▶ _Stated exercise_:
Restate word for word the lines of the data below, from the first through the one that has "from bokeh.resources import INLINE".

▶ _Provided material_:

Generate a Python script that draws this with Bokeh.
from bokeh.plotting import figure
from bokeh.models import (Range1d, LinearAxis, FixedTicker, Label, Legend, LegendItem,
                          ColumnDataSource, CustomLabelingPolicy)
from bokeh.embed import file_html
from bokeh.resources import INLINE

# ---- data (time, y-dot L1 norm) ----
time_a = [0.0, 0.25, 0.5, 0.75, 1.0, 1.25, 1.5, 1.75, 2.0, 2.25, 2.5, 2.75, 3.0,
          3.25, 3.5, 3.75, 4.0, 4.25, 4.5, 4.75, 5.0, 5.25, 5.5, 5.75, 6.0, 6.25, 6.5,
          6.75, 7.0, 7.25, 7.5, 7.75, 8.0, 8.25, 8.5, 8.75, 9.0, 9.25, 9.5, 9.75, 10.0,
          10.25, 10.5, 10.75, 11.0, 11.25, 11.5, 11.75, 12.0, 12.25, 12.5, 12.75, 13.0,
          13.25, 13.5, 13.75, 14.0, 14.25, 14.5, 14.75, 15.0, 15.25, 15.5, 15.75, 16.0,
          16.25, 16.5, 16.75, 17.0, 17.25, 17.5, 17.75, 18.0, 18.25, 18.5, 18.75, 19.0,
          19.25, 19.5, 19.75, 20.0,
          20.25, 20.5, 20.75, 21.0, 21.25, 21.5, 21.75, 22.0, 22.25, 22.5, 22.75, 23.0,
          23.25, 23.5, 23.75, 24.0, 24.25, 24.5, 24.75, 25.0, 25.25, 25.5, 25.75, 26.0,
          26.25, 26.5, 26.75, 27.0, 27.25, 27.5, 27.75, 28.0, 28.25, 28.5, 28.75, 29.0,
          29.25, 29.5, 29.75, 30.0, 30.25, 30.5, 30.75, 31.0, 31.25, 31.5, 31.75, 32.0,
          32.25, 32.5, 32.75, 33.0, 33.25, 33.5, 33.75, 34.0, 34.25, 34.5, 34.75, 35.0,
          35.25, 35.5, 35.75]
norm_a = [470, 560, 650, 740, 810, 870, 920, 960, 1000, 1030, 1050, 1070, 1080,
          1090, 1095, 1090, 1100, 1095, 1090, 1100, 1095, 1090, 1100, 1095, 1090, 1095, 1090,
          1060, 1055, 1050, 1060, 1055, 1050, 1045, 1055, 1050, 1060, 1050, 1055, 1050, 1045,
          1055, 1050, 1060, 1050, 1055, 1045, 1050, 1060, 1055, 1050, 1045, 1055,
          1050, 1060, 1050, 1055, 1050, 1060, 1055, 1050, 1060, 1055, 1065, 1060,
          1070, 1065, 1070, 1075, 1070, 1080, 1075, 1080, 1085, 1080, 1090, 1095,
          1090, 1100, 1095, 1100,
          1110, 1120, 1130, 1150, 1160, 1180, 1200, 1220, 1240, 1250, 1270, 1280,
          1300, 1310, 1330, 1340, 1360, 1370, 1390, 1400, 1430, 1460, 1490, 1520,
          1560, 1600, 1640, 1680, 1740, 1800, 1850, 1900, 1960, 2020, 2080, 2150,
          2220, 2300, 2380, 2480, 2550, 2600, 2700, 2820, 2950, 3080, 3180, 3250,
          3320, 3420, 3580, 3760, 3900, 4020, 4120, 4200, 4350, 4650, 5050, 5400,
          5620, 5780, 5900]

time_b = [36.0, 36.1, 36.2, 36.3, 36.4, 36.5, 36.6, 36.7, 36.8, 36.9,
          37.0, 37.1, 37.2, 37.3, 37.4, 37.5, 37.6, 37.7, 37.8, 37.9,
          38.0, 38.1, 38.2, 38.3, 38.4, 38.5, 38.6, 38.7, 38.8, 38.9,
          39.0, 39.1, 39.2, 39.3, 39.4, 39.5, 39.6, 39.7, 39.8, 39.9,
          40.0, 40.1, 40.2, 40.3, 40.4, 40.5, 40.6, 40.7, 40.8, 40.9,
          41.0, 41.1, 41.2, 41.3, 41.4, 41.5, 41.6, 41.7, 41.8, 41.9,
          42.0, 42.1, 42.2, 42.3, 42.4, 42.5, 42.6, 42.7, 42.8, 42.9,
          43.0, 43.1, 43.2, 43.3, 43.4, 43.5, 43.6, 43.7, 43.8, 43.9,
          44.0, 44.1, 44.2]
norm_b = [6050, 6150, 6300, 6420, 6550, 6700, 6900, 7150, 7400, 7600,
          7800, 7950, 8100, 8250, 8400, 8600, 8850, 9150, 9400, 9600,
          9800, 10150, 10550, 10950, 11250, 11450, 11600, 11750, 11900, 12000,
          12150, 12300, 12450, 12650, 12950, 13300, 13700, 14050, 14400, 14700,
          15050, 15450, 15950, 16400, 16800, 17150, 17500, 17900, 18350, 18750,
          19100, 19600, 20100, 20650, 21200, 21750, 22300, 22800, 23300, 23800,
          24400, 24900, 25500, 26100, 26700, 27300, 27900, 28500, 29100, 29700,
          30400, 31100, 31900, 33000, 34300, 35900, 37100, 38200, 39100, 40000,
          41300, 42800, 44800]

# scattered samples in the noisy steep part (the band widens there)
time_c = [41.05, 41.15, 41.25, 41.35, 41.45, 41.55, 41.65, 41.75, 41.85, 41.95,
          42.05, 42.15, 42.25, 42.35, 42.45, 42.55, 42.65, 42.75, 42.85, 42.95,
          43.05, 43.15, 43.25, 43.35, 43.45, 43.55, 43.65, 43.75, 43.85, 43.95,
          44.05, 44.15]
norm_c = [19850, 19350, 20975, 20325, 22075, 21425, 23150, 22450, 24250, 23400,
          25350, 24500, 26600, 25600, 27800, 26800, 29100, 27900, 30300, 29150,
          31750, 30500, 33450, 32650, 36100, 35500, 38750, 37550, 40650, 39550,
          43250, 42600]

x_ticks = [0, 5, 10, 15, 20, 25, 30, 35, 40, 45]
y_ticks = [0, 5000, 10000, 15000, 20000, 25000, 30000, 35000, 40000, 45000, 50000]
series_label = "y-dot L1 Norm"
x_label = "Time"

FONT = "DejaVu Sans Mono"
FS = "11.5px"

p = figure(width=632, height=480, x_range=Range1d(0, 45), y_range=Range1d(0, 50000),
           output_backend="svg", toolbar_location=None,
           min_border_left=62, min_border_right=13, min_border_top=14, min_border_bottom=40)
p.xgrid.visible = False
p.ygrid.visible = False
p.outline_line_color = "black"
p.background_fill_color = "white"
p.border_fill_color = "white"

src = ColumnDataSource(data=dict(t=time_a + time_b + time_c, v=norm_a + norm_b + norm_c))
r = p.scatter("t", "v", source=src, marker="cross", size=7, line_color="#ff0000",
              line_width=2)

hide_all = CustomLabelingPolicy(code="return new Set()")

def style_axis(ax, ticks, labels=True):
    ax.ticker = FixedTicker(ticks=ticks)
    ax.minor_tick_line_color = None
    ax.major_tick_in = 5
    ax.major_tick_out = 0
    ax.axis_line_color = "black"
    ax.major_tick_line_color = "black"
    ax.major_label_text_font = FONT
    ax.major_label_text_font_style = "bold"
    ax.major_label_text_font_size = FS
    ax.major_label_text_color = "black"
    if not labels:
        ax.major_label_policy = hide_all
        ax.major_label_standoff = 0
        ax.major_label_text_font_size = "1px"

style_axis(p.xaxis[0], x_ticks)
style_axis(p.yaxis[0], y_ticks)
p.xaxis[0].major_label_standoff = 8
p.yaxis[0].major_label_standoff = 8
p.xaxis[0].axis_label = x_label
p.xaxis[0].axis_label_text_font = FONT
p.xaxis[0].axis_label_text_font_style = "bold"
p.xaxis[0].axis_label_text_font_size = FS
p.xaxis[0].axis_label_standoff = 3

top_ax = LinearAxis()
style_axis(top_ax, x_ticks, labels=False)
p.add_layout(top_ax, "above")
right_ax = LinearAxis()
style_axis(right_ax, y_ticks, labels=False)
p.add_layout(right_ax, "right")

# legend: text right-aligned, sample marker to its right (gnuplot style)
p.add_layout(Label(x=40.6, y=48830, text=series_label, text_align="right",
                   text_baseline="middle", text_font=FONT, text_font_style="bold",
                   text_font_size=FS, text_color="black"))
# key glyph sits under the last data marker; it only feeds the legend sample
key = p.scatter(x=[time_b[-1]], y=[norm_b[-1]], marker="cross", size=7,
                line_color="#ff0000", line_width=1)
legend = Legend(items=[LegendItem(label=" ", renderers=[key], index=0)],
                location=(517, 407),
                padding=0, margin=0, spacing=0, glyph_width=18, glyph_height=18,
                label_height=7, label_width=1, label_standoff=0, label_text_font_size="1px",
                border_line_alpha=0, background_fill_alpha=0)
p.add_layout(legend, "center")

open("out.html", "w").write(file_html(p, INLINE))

▶ _The output_:
Generate a Python script that draws this with Bokeh.
from bokeh.plotting import figure
from bokeh.models import (Range1d, LinearAxis, FixedTicker, Label, Legend, LegendItem,
                          ColumnDataSource, CustomLabelingPolicy)
from bokeh.embed import file_html
from bokeh.resources import INLINE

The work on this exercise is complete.